For less than ₹10,000 a vial, two Indian pharmaceutical companies, Alkem and Lupin, will now offer the first biosimilar form of Cetuximab, which is intended for head and neck cancer.
Erbitux is the brand name for the Merck medication cetuximab. Alkem Oncology recently announced that Cetuxa, the brand name for its biosimilar variant of cetuximab, had gone on sale.
The biological division of Alkem Laboratories, Enzene Biosciences Limited, conducted the research and produced the biosimilar domestically. Businessline was informed by an Alkem representative that a vial of the biosimilar cost 9,990. According to industry data, this compares to a variety of doses and intensity levels of the original at various price points, ranging from more than $16,000 to about $1 lakh.
“This collaboration marks a significant milestone in expanding therapeutic options and fostering innovation in the critical area of treatment of head and neck cancer. Cetuximab has received approval from the Drug Controller General of India (DCGI) for its effectiveness in treating head and neck cancer, particularly Squamous Cell Carcinoma of the Head and Neck (SCCHN), making it a crucial solution for patients with recurrent locoregional or metastatic conditions,” Lupin said.

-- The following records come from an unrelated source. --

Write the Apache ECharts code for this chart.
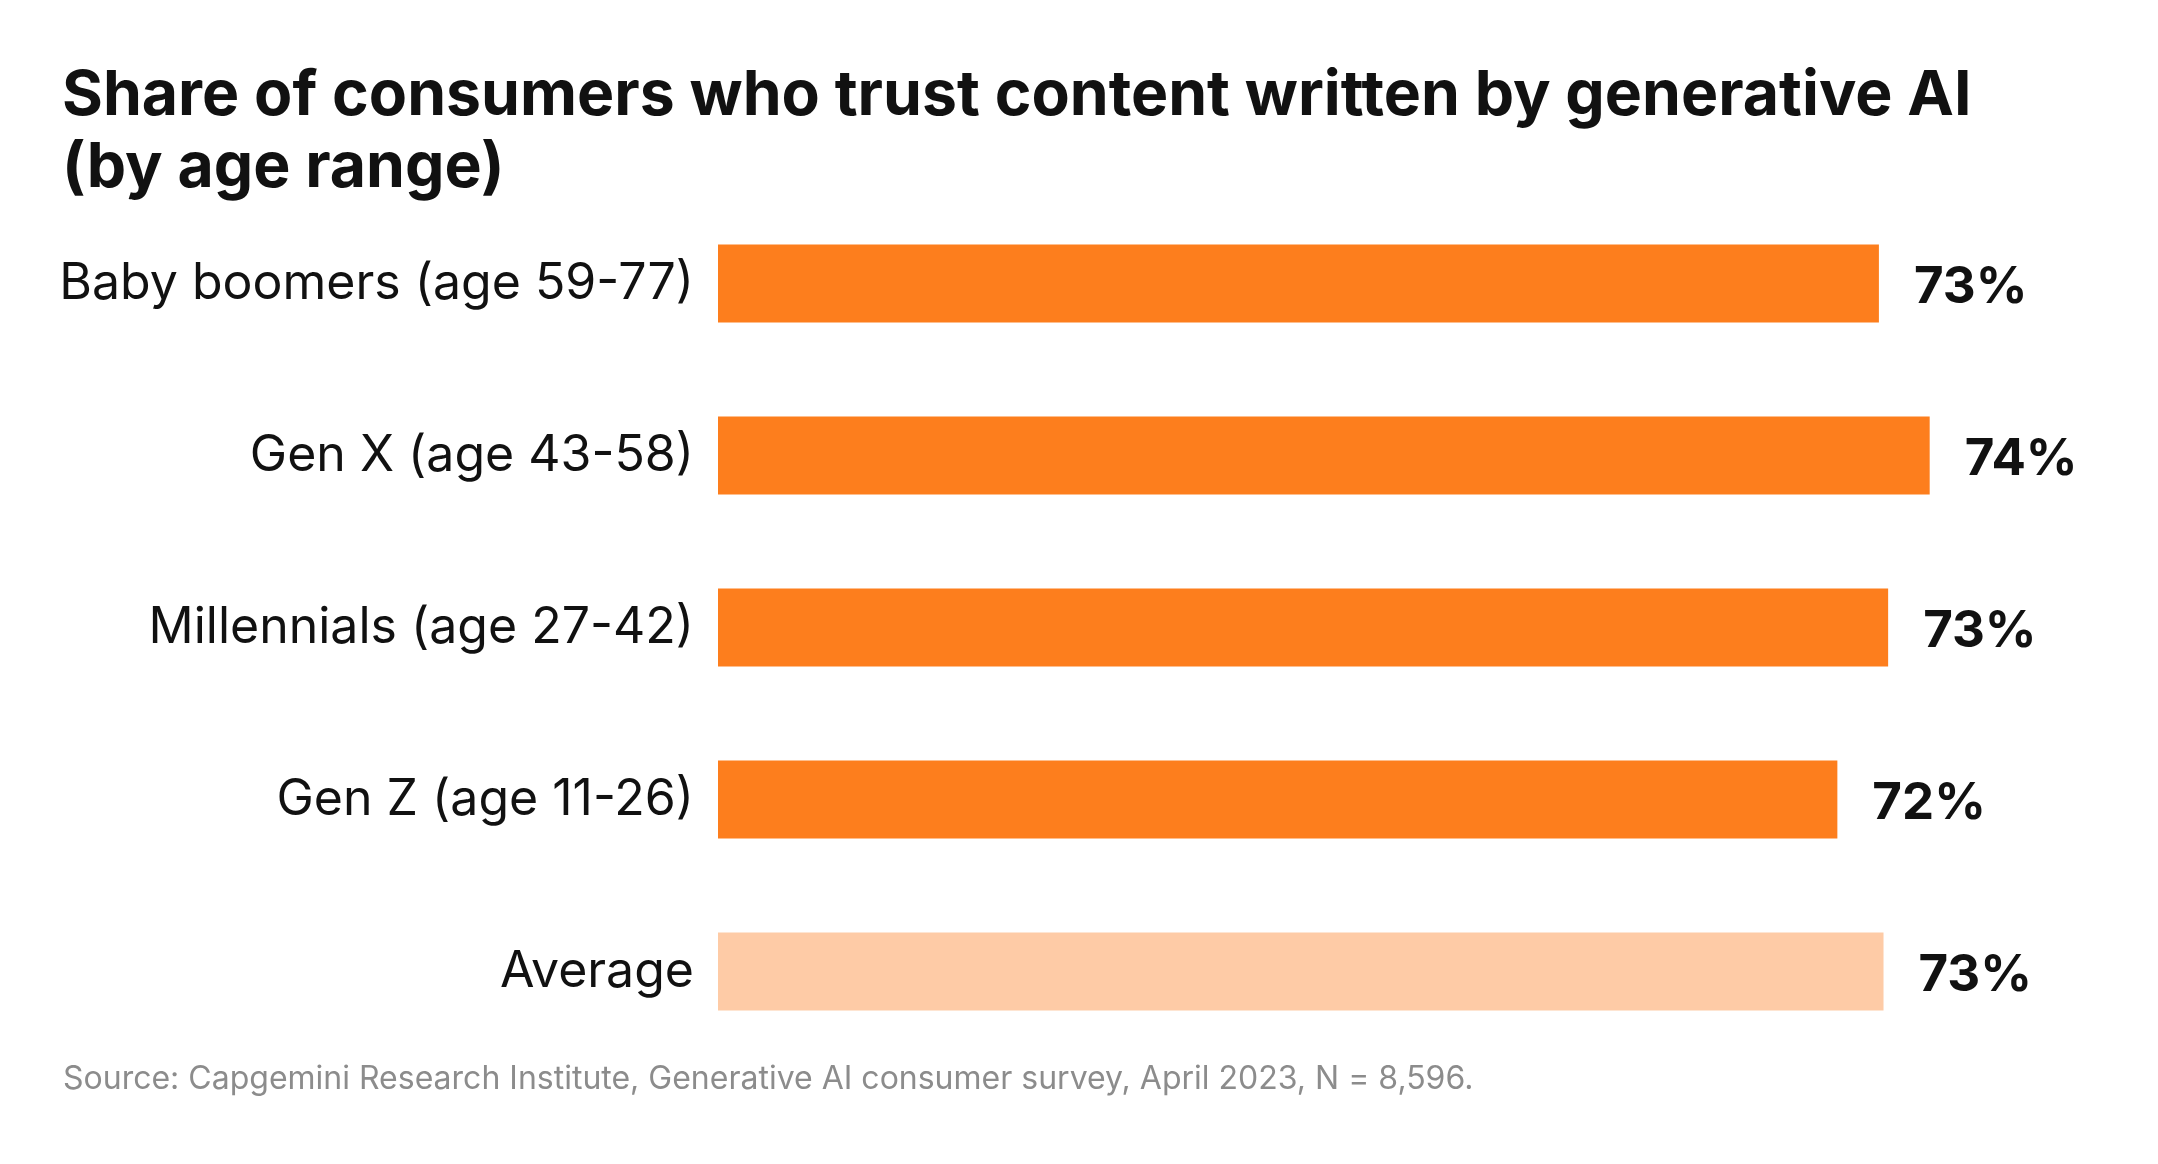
<!DOCTYPE html>
<html>
<head>
<meta charset="utf-8">
<title>Trust in generative AI content by age range</title>
<script src="https://cdn.jsdelivr.net/npm/echarts@6/dist/echarts.min.js"></script>
<style>
    html, body { margin: 0; padding: 0; background: #fff; }
    #chart { width: 2158px; height: 1164px; }
</style>
</head>
<body>
<div id="chart"></div>
<script>
// categories, top to bottom
var categories = [
    'Baby boomers (age 59-77)',
    'Gen X (age 43-58)',
    'Millennials (age 27-42)',
    'Gen Z (age 11-26)',
    'Average'
];
// share trusting AI-written content, % (labels show rounded values)
var trustShare = [72.9, 74.0, 73.1, 72.0, 73.0];
var barColors = ['#fd7e1d', '#fd7e1d', '#fd7e1d', '#fd7e1d', '#fecba6'];

var titleText = 'Share of consumers who trust content written by generative AI\n(by age range)';
var sourceText = 'Source: Capgemini Research Institute, Generative AI consumer survey, April 2023, N = 8,596.';

var chart = echarts.init(document.getElementById('chart'));

var option = {
    backgroundColor: '#ffffff',
    animation: false,
    title: [{
        text: titleText,
        left: 57,
        top: 55,
        textStyle: {
            fontFamily: 'Inter',
            fontSize: 62.5,
            fontWeight: 700,
            lineHeight: 72,
            color: '#111111'
        }
    }, {
        text: sourceText,
        left: 58,
        top: 1058,
        textStyle: {
            fontFamily: 'Inter',
            fontSize: 32,
            fontWeight: 400,
            lineHeight: 32,
            color: '#8c8c8c'
        }
    }],
    grid: {
        left: 718,
        right: 136,
        top: 197.5,
        bottom: 106.5,
        containLabel: false
    },
    xAxis: {
        type: 'value',
        min: 47.75,
        max: 76,
        show: false
    },
    yAxis: {
        type: 'category',
        data: categories,
        inverse: true,
        axisLine: { show: false },
        axisTick: { show: false },
        splitLine: { show: false },
        axisLabel: {
            margin: 24,
            fontFamily: 'Inter',
            fontSize: 50,
            color: '#111111',
            padding: [6, 0, 0, 0]
        }
    },
    series: [{
        type: 'bar',
        barWidth: 78,
        data: trustShare.map(function (v, i) {
            return { value: v, itemStyle: { color: barColors[i] } };
        }),
        label: {
            show: true,
            position: 'right',
            distance: 35,
            offset: [0, 4],
            fontFamily: 'Inter',
            fontSize: 51,
            fontWeight: 700,
            color: '#111111',
            formatter: function (p) {
                return Math.round(p.value) + '%';
            }
        }
    }]
};

chart.setOption(option);
</script>
</body>
</html>
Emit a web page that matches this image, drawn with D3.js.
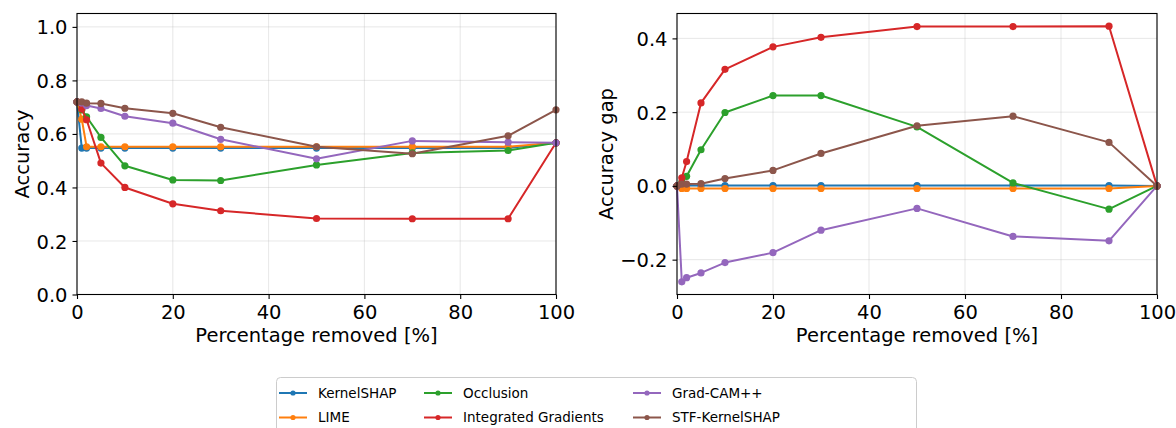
<!DOCTYPE html>
<html>
<head>
<meta charset="utf-8">
<script src="https://cdn.jsdelivr.net/npm/d3@7"></script>
<style>
  body { margin: 0; background: #fff; }
  svg { display: block; font-family: "DejaVu Sans", sans-serif; }
</style>
</head>
<body>
<svg id="chart" width="1176" height="428"></svg>
<script>
// ---- data ----
const xValues = [0, 1, 2, 5, 10, 20, 30, 50, 70, 90, 100];
const seriesNames = ["KernelSHAP", "LIME", "Occlusion", "Integrated Gradients", "Grad-CAM++", "STF-KernelSHAP"];
const seriesColors = ["#1f77b4", "#ff7f0e", "#2ca02c", "#d62728", "#9467bd", "#8c564b"];

// Accuracy (left panel)
const accKernelSHAP = [0.720, 0.547, 0.547, 0.547, 0.547, 0.547, 0.547, 0.547, 0.547, 0.547, 0.567];
const accLIME       = [0.720, 0.655, 0.552, 0.552, 0.552, 0.552, 0.552, 0.552, 0.552, 0.552, 0.567];
const accOcclusion  = [0.720, 0.690, 0.664, 0.587, 0.481, 0.428, 0.426, 0.484, 0.529, 0.538, 0.567];
const accIG         = [0.720, 0.693, 0.653, 0.491, 0.400, 0.339, 0.313, 0.284, 0.283, 0.283, 0.567];
const accGradCAM    = [0.720, 0.716, 0.706, 0.695, 0.666, 0.640, 0.580, 0.507, 0.574, 0.569, 0.567];
const accSTF        = [0.720, 0.720, 0.715, 0.714, 0.696, 0.677, 0.625, 0.552, 0.526, 0.593, 0.690];

// Accuracy gap (right panel)
const gapKernelSHAP = [0, 0.001, 0.001, 0.001, 0.001, 0.001, 0.001, 0.001, 0.001, 0.001, 0];
const gapLIME       = [0, -0.007, -0.007, -0.007, -0.007, -0.007, -0.007, -0.007, -0.007, -0.007, 0];
const gapOcclusion  = [0, 0.010, 0.026, 0.098, 0.199, 0.245, 0.245, 0.160, 0.008, -0.063, 0];
const gapIG         = [0, 0.022, 0.066, 0.225, 0.316, 0.377, 0.403, 0.432, 0.432, 0.433, 0];
const gapGradCAM    = [0, -0.260, -0.249, -0.236, -0.208, -0.181, -0.120, -0.061, -0.137, -0.149, 0];
const gapSTF        = [0, 0.005, 0.005, 0.006, 0.020, 0.042, 0.088, 0.163, 0.189, 0.118, 0];

const xTicks = [0, 20, 40, 60, 80, 100];
const leftYTicks = [0.0, 0.2, 0.4, 0.6, 0.8, 1.0];
const rightYTicks = [-0.2, 0.0, 0.2, 0.4];
const xLabel = "Percentage removed [%]";
const leftYLabel = "Accuracy";
const rightYLabel = "Accuracy gap";

const accSeries = [accKernelSHAP, accLIME, accOcclusion, accIG, accGradCAM, accSTF];
const gapSeries = [gapKernelSHAP, gapLIME, gapOcclusion, gapIG, gapGradCAM, gapSTF];

// ---- drawing ----
const svg = d3.select("#chart");
const tickFont = 19.5;

function panel(cfg) {
  const x = d3.scaleLinear().domain([0, 100]).range([cfg.left, cfg.right]);
  const y = d3.scaleLinear().domain(cfg.yDomain).range([cfg.bottom, cfg.top]);
  const g = svg.append("g");

  // grid
  g.append("g").selectAll("line").data(xTicks).join("line")
    .attr("x1", d => x(d)).attr("x2", d => x(d))
    .attr("y1", cfg.top).attr("y2", cfg.bottom)
    .attr("stroke", "#b0b0b0").attr("stroke-opacity", 0.3).attr("stroke-width", 1);
  g.append("g").selectAll("line").data(cfg.yTicks).join("line")
    .attr("x1", cfg.left).attr("x2", cfg.right)
    .attr("y1", d => y(d)).attr("y2", d => y(d))
    .attr("stroke", "#b0b0b0").attr("stroke-opacity", 0.3).attr("stroke-width", 1);

  // series
  const clipId = "clip" + cfg.left;
  svg.append("clipPath").attr("id", clipId).append("rect")
    .attr("x", cfg.left - 5).attr("y", cfg.top).attr("width", cfg.right - cfg.left + 10).attr("height", cfg.bottom - cfg.top);
  const sg = g.append("g").attr("clip-path", `url(#${clipId})`);
  const line = d3.line().x((d, i) => x(xValues[i])).y(d => y(d));
  cfg.series.forEach((vals, si) => {
    const s = sg.append("g");
    s.append("path").attr("d", line(vals)).attr("fill", "none")
      .attr("stroke", seriesColors[si]).attr("stroke-width", 2).attr("stroke-linejoin", "round");
    s.selectAll("circle").data(vals).join("circle")
      .attr("cx", (d, i) => x(xValues[i])).attr("cy", d => y(d)).attr("r", 3.6)
      .attr("fill", seriesColors[si]);
  });

  // axes
  const xAxis = d3.axisBottom(x).tickValues(xTicks).tickSize(4.5).tickPadding(5).tickFormat(d3.format("d"));
  const gx = g.append("g").attr("transform", `translate(0,${cfg.bottom})`).call(xAxis);
  const fmt = v => (v < 0 ? "\u2212" : "") + Math.abs(v).toFixed(1);
  const yAxis = d3.axisLeft(y).tickValues(cfg.yTicks).tickSize(4.5).tickPadding(5).tickFormat(fmt);
  const gy = g.append("g").attr("transform", `translate(${cfg.left},0)`).call(yAxis);
  [gx, gy].forEach(a => {
    a.select(".domain").remove();
    a.selectAll(".tick line").attr("stroke", "#000").attr("stroke-width", 1.1);
    a.selectAll(".tick text").attr("font-size", tickFont).attr("fill", "#000")
      .attr("font-family", "DejaVu Sans");
  });
  gy.selectAll(".tick text").attr("dy", "0.36em");
  gx.selectAll(".tick text").attr("dy", "0.78em");

  // frame
  g.append("rect").attr("x", cfg.left).attr("y", cfg.top)
    .attr("width", cfg.right - cfg.left).attr("height", cfg.bottom - cfg.top)
    .attr("fill", "none").attr("stroke", "#000").attr("stroke-width", 1.1);

  // labels
  g.append("text").attr("x", (cfg.left + cfg.right) / 2).attr("y", 342)
    .attr("text-anchor", "middle").attr("font-size", tickFont).text(xLabel);
  g.append("text").attr("transform", `translate(${cfg.ylabelX},${(cfg.top + cfg.bottom) / 2}) rotate(-90)`)
    .attr("text-anchor", "middle").attr("font-size", tickFont).text(cfg.ylabel);
}

panel({ left: 77, right: 556, top: 13.5, bottom: 294.5, yDomain: [0, 1.05], yTicks: leftYTicks,
        series: accSeries, ylabel: leftYLabel, ylabelX: 29 });
panel({ left: 677, right: 1157, top: 13.5, bottom: 294.5, yDomain: [-0.2945, 0.4675], yTicks: rightYTicks,
        series: gapSeries, ylabel: rightYLabel, ylabelX: 613 });

// legend
const lg = svg.append("g");
lg.append("rect").attr("x", 276.5).attr("y", 377.5).attr("width", 640).attr("height", 60)
  .attr("rx", 4).attr("fill", "#fff").attr("fill-opacity", 0.8).attr("stroke", "#cccccc");
const colX = [279, 424, 633];
const rowY = [393, 417.5];
seriesNames.forEach((name, i) => {
  const cx = colX[Math.floor(i / 2)], cy = rowY[i % 2];
  const e = lg.append("g");
  e.append("line").attr("x1", cx).attr("x2", cx + 28).attr("y1", cy).attr("y2", cy)
    .attr("stroke", seriesColors[i]).attr("stroke-width", 2);
  e.append("circle").attr("cx", cx + 14).attr("cy", cy).attr("r", 2.6).attr("fill", seriesColors[i]);
  e.append("text").attr("x", cx + 39).attr("y", cy).attr("dy", "0.36em")
    .attr("font-size", 13.5).attr("fill", "#000").text(name);
});
</script>
</body>
</html>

Sandeep Singh, Alkem Laboratories Managing Director, said: “In India, more than 76,000 patients are eligible for the use of cetuximab for the management of head and neck cancer. At present, only 1,611 patients are managed by this therapy — around 2 percent of eligible patients. Its reach in India is limited partly due to its high cost. To address this issue, we have launched an affordable biosimilar, which is backed by indigenous research and production. We aim to ensure its availability in all parts of the country making it easily accessible to the Indian population.”